++++ Dataset excerpt ++++

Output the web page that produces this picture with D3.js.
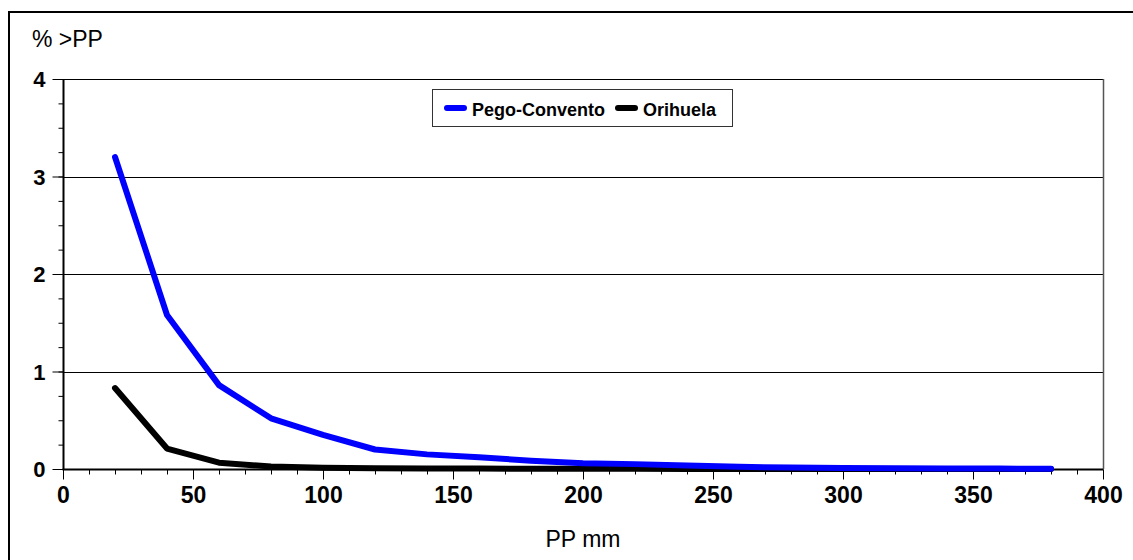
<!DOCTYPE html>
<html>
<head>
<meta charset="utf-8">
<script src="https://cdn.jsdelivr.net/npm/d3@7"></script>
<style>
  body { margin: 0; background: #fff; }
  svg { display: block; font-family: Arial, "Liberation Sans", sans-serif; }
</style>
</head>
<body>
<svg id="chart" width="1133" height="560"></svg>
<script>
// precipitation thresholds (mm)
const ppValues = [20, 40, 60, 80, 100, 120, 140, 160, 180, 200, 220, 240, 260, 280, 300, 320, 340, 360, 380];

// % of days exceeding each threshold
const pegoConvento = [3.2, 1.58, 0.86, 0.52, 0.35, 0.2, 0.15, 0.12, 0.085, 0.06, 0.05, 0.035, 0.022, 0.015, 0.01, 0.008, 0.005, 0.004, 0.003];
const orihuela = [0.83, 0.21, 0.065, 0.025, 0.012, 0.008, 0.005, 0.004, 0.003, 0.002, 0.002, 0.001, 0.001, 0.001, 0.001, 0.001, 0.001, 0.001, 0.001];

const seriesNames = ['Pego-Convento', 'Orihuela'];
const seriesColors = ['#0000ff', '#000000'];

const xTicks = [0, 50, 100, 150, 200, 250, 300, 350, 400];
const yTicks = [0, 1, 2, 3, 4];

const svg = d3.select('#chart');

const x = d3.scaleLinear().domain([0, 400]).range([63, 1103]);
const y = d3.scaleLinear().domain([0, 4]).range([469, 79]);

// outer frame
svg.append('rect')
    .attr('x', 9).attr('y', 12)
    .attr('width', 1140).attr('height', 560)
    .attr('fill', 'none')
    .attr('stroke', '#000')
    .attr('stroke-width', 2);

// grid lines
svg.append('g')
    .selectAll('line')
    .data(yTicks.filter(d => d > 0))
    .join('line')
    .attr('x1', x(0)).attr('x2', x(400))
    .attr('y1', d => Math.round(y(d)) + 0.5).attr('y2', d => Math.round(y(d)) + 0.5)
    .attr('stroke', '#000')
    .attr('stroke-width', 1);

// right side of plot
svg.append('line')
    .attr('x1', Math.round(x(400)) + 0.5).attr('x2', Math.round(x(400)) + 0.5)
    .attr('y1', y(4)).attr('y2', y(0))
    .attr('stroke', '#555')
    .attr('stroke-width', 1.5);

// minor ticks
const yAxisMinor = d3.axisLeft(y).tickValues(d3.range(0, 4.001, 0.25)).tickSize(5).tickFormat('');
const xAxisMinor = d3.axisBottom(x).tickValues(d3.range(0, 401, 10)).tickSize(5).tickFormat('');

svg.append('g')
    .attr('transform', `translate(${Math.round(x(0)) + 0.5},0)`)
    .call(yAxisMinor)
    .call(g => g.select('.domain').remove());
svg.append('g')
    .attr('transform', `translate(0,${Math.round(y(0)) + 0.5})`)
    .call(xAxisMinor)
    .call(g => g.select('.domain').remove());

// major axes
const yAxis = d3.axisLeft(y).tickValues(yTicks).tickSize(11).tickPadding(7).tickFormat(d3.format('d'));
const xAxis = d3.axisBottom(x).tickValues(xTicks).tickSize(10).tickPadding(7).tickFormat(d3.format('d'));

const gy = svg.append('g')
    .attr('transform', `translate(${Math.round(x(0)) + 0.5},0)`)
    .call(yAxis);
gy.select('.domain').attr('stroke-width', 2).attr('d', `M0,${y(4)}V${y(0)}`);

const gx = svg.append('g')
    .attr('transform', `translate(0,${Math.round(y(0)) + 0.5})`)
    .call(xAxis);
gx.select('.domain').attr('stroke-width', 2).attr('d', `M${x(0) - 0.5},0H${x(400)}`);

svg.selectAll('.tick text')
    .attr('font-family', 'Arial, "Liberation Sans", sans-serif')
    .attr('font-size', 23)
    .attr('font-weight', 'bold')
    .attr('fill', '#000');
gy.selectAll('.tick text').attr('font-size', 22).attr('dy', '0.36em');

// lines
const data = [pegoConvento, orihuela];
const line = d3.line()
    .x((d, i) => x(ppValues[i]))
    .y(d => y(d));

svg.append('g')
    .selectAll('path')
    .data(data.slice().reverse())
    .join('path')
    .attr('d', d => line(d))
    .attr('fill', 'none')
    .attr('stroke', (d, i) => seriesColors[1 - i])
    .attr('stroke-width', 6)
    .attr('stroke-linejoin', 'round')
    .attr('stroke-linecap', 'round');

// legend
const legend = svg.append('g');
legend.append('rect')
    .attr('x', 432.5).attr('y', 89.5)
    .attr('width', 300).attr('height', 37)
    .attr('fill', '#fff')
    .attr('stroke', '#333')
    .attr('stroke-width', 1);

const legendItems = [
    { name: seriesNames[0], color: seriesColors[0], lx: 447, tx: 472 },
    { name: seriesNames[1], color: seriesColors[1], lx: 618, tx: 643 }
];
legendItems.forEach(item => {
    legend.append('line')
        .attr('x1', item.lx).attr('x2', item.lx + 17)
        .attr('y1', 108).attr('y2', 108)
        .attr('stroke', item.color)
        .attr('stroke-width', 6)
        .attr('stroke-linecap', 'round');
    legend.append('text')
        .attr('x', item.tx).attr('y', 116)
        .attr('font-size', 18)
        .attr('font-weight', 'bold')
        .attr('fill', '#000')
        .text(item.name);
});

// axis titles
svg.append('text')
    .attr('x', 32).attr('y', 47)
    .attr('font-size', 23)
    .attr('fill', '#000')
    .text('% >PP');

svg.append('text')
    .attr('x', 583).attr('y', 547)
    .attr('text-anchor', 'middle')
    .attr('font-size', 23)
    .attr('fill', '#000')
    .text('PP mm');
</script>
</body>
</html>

++++

▶ Exercise task: Reproduce the material above verbatim; omit every picture.

▶ Response:
Output the web page that produces this picture with D3.js.
<!DOCTYPE html>
<html>
<head>
<meta charset="utf-8">
<script src="https://cdn.jsdelivr.net/npm/d3@7"></script>
<style>
  body { margin: 0; background: #fff; }
  svg { display: block; font-family: Arial, "Liberation Sans", sans-serif; }
</style>
</head>
<body>
<svg id="chart" width="1133" height="560"></svg>
<script>
// precipitation thresholds (mm)
const ppValues = [20, 40, 60, 80, 100, 120, 140, 160, 180, 200, 220, 240, 260, 280, 300, 320, 340, 360, 380];

// % of days exceeding each threshold
const pegoConvento = [3.2, 1.58, 0.86, 0.52, 0.35, 0.2, 0.15, 0.12, 0.085, 0.06, 0.05, 0.035, 0.022, 0.015, 0.01, 0.008, 0.005, 0.004, 0.003];
const orihuela = [0.83, 0.21, 0.065, 0.025, 0.012, 0.008, 0.005, 0.004, 0.003, 0.002, 0.002, 0.001, 0.001, 0.001, 0.001, 0.001, 0.001, 0.001, 0.001];

const seriesNames = ['Pego-Convento', 'Orihuela'];
const seriesColors = ['#0000ff', '#000000'];

const xTicks = [0, 50, 100, 150, 200, 250, 300, 350, 400];
const yTicks = [0, 1, 2, 3, 4];

const svg = d3.select('#chart');

const x = d3.scaleLinear().domain([0, 400]).range([63, 1103]);
const y = d3.scaleLinear().domain([0, 4]).range([469, 79]);

// outer frame
svg.append('rect')
    .attr('x', 9).attr('y', 12)
    .attr('width', 1140).attr('height', 560)
    .attr('fill', 'none')
    .attr('stroke', '#000')
    .attr('stroke-width', 2);

// grid lines
svg.append('g')
    .selectAll('line')
    .data(yTicks.filter(d => d > 0))
    .join('line')
    .attr('x1', x(0)).attr('x2', x(400))
    .attr('y1', d => Math.round(y(d)) + 0.5).attr('y2', d => Math.round(y(d)) + 0.5)
    .attr('stroke', '#000')
    .attr('stroke-width', 1);

// right side of plot
svg.append('line')
    .attr('x1', Math.round(x(400)) + 0.5).attr('x2', Math.round(x(400)) + 0.5)
    .attr('y1', y(4)).attr('y2', y(0))
    .attr('stroke', '#555')
    .attr('stroke-width', 1.5);

// minor ticks
const yAxisMinor = d3.axisLeft(y).tickValues(d3.range(0, 4.001, 0.25)).tickSize(5).tickFormat('');
const xAxisMinor = d3.axisBottom(x).tickValues(d3.range(0, 401, 10)).tickSize(5).tickFormat('');

svg.append('g')
    .attr('transform', `translate(${Math.round(x(0)) + 0.5},0)`)
    .call(yAxisMinor)
    .call(g => g.select('.domain').remove());
svg.append('g')
    .attr('transform', `translate(0,${Math.round(y(0)) + 0.5})`)
    .call(xAxisMinor)
    .call(g => g.select('.domain').remove());

// major axes
const yAxis = d3.axisLeft(y).tickValues(yTicks).tickSize(11).tickPadding(7).tickFormat(d3.format('d'));
const xAxis = d3.axisBottom(x).tickValues(xTicks).tickSize(10).tickPadding(7).tickFormat(d3.format('d'));

const gy = svg.append('g')
    .attr('transform', `translate(${Math.round(x(0)) + 0.5},0)`)
    .call(yAxis);
gy.select('.domain').attr('stroke-width', 2).attr('d', `M0,${y(4)}V${y(0)}`);

const gx = svg.append('g')
    .attr('transform', `translate(0,${Math.round(y(0)) + 0.5})`)
    .call(xAxis);
gx.select('.domain').attr('stroke-width', 2).attr('d', `M${x(0) - 0.5},0H${x(400)}`);

svg.selectAll('.tick text')
    .attr('font-family', 'Arial, "Liberation Sans", sans-serif')
    .attr('font-size', 23)
    .attr('font-weight', 'bold')
    .attr('fill', '#000');
gy.selectAll('.tick text').attr('font-size', 22).attr('dy', '0.36em');

// lines
const data = [pegoConvento, orihuela];
const line = d3.line()
    .x((d, i) => x(ppValues[i]))
    .y(d => y(d));

svg.append('g')
    .selectAll('path')
    .data(data.slice().reverse())
    .join('path')
    .attr('d', d => line(d))
    .attr('fill', 'none')
    .attr('stroke', (d, i) => seriesColors[1 - i])
    .attr('stroke-width', 6)
    .attr('stroke-linejoin', 'round')
    .attr('stroke-linecap', 'round');

// legend
const legend = svg.append('g');
legend.append('rect')
    .attr('x', 432.5).attr('y', 89.5)
    .attr('width', 300).attr('height', 37)
    .attr('fill', '#fff')
    .attr('stroke', '#333')
    .attr('stroke-width', 1);

const legendItems = [
    { name: seriesNames[0], color: seriesColors[0], lx: 447, tx: 472 },
    { name: seriesNames[1], color: seriesColors[1], lx: 618, tx: 643 }
];
legendItems.forEach(item => {
    legend.append('line')
        .attr('x1', item.lx).attr('x2', item.lx + 17)
        .attr('y1', 108).attr('y2', 108)
        .attr('stroke', item.color)
        .attr('stroke-width', 6)
        .attr('stroke-linecap', 'round');
    legend.append('text')
        .attr('x', item.tx).attr('y', 116)
        .attr('font-size', 18)
        .attr('font-weight', 'bold')
        .attr('fill', '#000')
        .text(item.name);
});

// axis titles
svg.append('text')
    .attr('x', 32).attr('y', 47)
    .attr('font-size', 23)
    .attr('fill', '#000')
    .text('% >PP');

svg.append('text')
    .attr('x', 583).attr('y', 547)
    .attr('text-anchor', 'middle')
    .attr('font-size', 23)
    .attr('fill', '#000')
    .text('PP mm');
</script>
</body>
</html>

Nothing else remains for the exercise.